I'm using Wikipedia and Handbook of Applied Cryptography as references. I know that ESSIV generates an initialization vector (IV) by combining a hashed key with the sector number.

However, I only see an IV in CBC, PCBC, CFB, and OFB modes of operation e.g. chained modes. CTR and ECB are not chained modes, so where does the IV go?

Comparing two files encrypted with CTR-ESSIV versus ctr-plain with a plain unsalted key, the entire stream is different, not just the first block. This means the IV is applied to all blocks in CTR mode. However, when doing the same with ECB mode, the two files are identical. This means the IV is not used in ECB mode at all.

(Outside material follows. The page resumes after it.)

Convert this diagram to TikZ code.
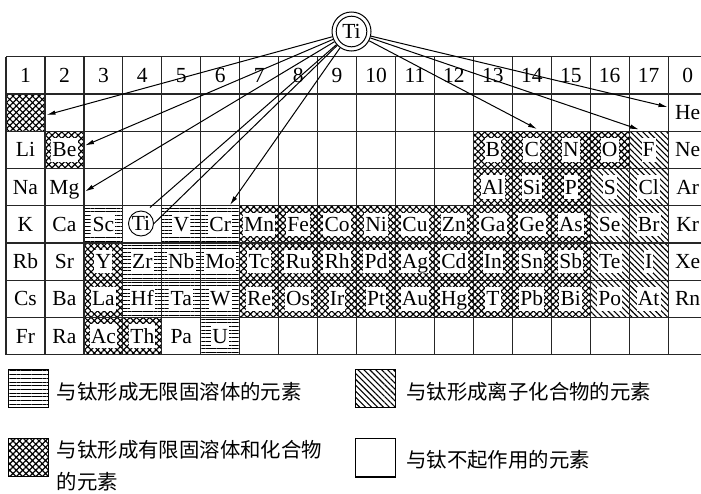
\documentclass[tikz,border=0pt]{standalone}
\usepackage{fontspec}
\setmainfont{Liberation Serif}
\newfontfamily\cjk{Noto Sans CJK SC}
\usetikzlibrary{patterns.meta,arrows.meta}
\begin{document}
\begin{tikzpicture}[x=1pt,y=-1pt,
  hz/.style={pattern={Lines[angle=0,distance=3.7pt,line width=1pt]}},
  dg/.style={pattern={Lines[angle=-45,distance=4.2pt,line width=1.1pt]}},
  xh/.style={pattern={Hatch[angle=45,distance=4.6pt,line width=1.15pt]}},
  pl/.style={},
  cellbox/.style={rectangle,minimum width=38.95pt,minimum height=37.25pt,inner sep=0pt,draw=none},
  sym/.style={font=\fontsize{21.5}{21.5}\selectfont,inner sep=1.2pt,text height=17.5pt,text depth=3.5pt},
  gridline/.style={line width=1.2pt,black!85},
  conn/.style={line width=1pt,-{Latex[length=9pt,width=4.5pt]}},
  plainconn/.style={line width=1pt},
  legbox/.style={rectangle,draw,line width=1.1pt,minimum width=40pt,minimum height=38.5pt,inner sep=0pt},
  legtext/.style={font=\cjk\fontsize{20.4}{20.4}\selectfont,inner sep=0pt,anchor=west}
]
\useasboundingbox (0,0) rectangle (701,493);

% header
\foreach \c/\t in {1/1,2/2,3/3,4/4,5/5,6/6,7/7,8/8,9/9,10/10,11/11,12/12,13/13,14/14,15/15,16/16,17/17,18/0}
  \node[sym] (hd\c) at ({6+38.95*(\c-0.5)},{56.7+37.25*0.5}) {\t};

% H cell (hatched, no symbol)
\node[cellbox,xh] (cH) at ({6+38.95*0.5},{56.7+37.25*1.5}) {};

% elements
\foreach \n/\c/\r/\k in {
  He/18/1/pl,
  Li/1/2/pl, Be/2/2/xh, B/13/2/xh, C/14/2/xh, N/15/2/xh, O/16/2/xh, F/17/2/dg, Ne/18/2/pl,
  Na/1/3/pl, Mg/2/3/pl, Al/13/3/xh, Si/14/3/xh, P/15/3/xh, S/16/3/dg, Cl/17/3/dg, Ar/18/3/pl,
  K/1/4/pl, Ca/2/4/pl, Sc/3/4/hz, V/5/4/hz, Cr/6/4/hz, Mn/7/4/xh, Fe/8/4/xh, Co/9/4/xh,
  Ni/10/4/xh, Cu/11/4/xh, Zn/12/4/xh, Ga/13/4/xh, Ge/14/4/xh, As/15/4/xh, Se/16/4/dg, Br/17/4/dg, Kr/18/4/pl,
  Rb/1/5/pl, Sr/2/5/pl, Y/3/5/xh, Zr/4/5/hz, Nb/5/5/hz, Mo/6/5/hz, Tc/7/5/xh, Ru/8/5/xh, Rh/9/5/xh,
  Pd/10/5/xh, Ag/11/5/xh, Cd/12/5/xh, In/13/5/xh, Sn/14/5/xh, Sb/15/5/xh, Te/16/5/dg, I/17/5/dg, Xe/18/5/pl,
  Cs/1/6/pl, Ba/2/6/pl, La/3/6/xh, Hf/4/6/hz, Ta/5/6/hz, W/6/6/hz, Re/7/6/xh, Os/8/6/xh, Ir/9/6/xh,
  Pt/10/6/xh, Au/11/6/xh, Hg/12/6/xh, T/13/6/xh, Pb/14/6/xh, Bi/15/6/xh, Po/16/6/dg, At/17/6/dg, Rn/18/6/pl,
  Fr/1/7/pl, Ra/2/7/pl, Ac/3/7/xh, Th/4/7/xh, Pa/5/7/pl, U/6/7/hz}
{
  \node[cellbox,\k] (c\n) at ({6+38.95*(\c-0.5)},{56.7+37.25*(\r+0.5)}) {};
  \node[sym,fill=white] (e\n) at (c\n) {\n};
}

% grid
\foreach \i in {0,...,18}
  \draw[gridline] ({6+38.95*\i},56.7) -- ({6+38.95*\i},354.7);
\foreach \j in {0,...,8}
  \draw[gridline] (6,{56.7+37.25*\j}) -- (707,{56.7+37.25*\j});

% Ti in the table
\node[font=\fontsize{21.5}{21.5}\selectfont,circle,draw,line width=0.9pt,inner sep=0pt,minimum size=25pt] (tTi) at (141,223.5) {Ti};

% big Ti
\node[font=\fontsize{21.5}{21.5}\selectfont,circle,draw,line width=1pt,inner sep=0pt,minimum size=39pt] (Ti) at (351.5,31.5) {Ti};
\draw[line width=1pt] (Ti.center) circle[radius=15.3];

% arrow ends
\coordinate (aH) at (46.5,115);
\coordinate (aBe) at (85,145.5);
\coordinate (aMg) at (85,191.5);
\coordinate (aTiA) at (150,207.5);
\coordinate (aCr) at (230,205);
\coordinate (aC) at (537,129);
\coordinate (aF) at (639,129.5);
\coordinate (aHe) at (667.5,107);

\draw[conn] (Ti) -- (aH);
\draw[conn] (Ti) -- (aBe);
\draw[conn] (Ti) -- (aMg);
\draw[plainconn] (Ti) -- (aTiA);
\draw[plainconn] (Ti) -- (tTi.east);
\draw[conn] (Ti) -- (aCr);
\draw[conn] (Ti) -- (aC);
\draw[conn] (Ti) -- (aF);
\draw[conn] (Ti) -- (aHe);

% legend
\node[legbox,hz] (L1) at (28.7,388.4) {};
\node[legtext] (L1t) at (56.7,391.7) {与钛形成无限固溶体的元素};
\node[legbox,dg] (L2) at (375.4,388.4) {};
\node[legtext] (L2t) at (406,391.7) {与钛形成离子化合物的元素};
\node[legbox,xh] (L3) at (28.7,457.4) {};
\node[legtext] (L3t) at (56.7,449.3) {与钛形成有限固溶体和化合物};
\node[legtext] (L3u) at (56.7,481.7) {的元素};
\node[legbox] (L4) at (375.7,457.7) {};
\node[legtext] (L4t) at (406,460) {与钛不起作用的元素};
\end{tikzpicture}
\end{document}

So, where and how exactly is the IV applied in CTR mode?

Answer 1

For key $k_0$, nonce $n$ (‘initialization vector’), and message $m = m_0 \mathbin\| m_1 \mathbin\| \cdots \mathbin\| m_{\ell - 1}$, the AES-CTR ciphertext is $c = c_0 \mathbin\| c_1 \mathbin\| \cdots \mathbin\| c_{\ell - 1}$ where $$c_i = m_i \oplus \operatorname{AES}_{k_0}(n \mathbin\| i),$$ where $n \mathbin\| i$ is some unique encoding of $n$ and $i$ as a 128-bit block. ESSIV means we derive $$n = H_{k_1}(\mathit{sector\ number})$$ to encrypt each disk sector. We usually call $n$ a nonce instead of an IV because the only rule is that it must never be repeated with the same key; the consequences of nonce reuse are catastrophic.

This means that ‘CTR-ESSIV’ not terribly useful for disk encryption unless you never rewrite a disk sector: the standard threat model for disk encryption is disclosure of multiple versions of a disk, which would be the case if the border police confiscate your laptop whose SSD had queued up old versions of many disk sectors for deferred erasure. In this threat model, CBC-ESSIV leaks only how long a prefix of each sector changed between the two versions; in contrast, CTR-ESSIV may allow arbitrary decryption of disk sectors depending on what the adversary knows about the different versions.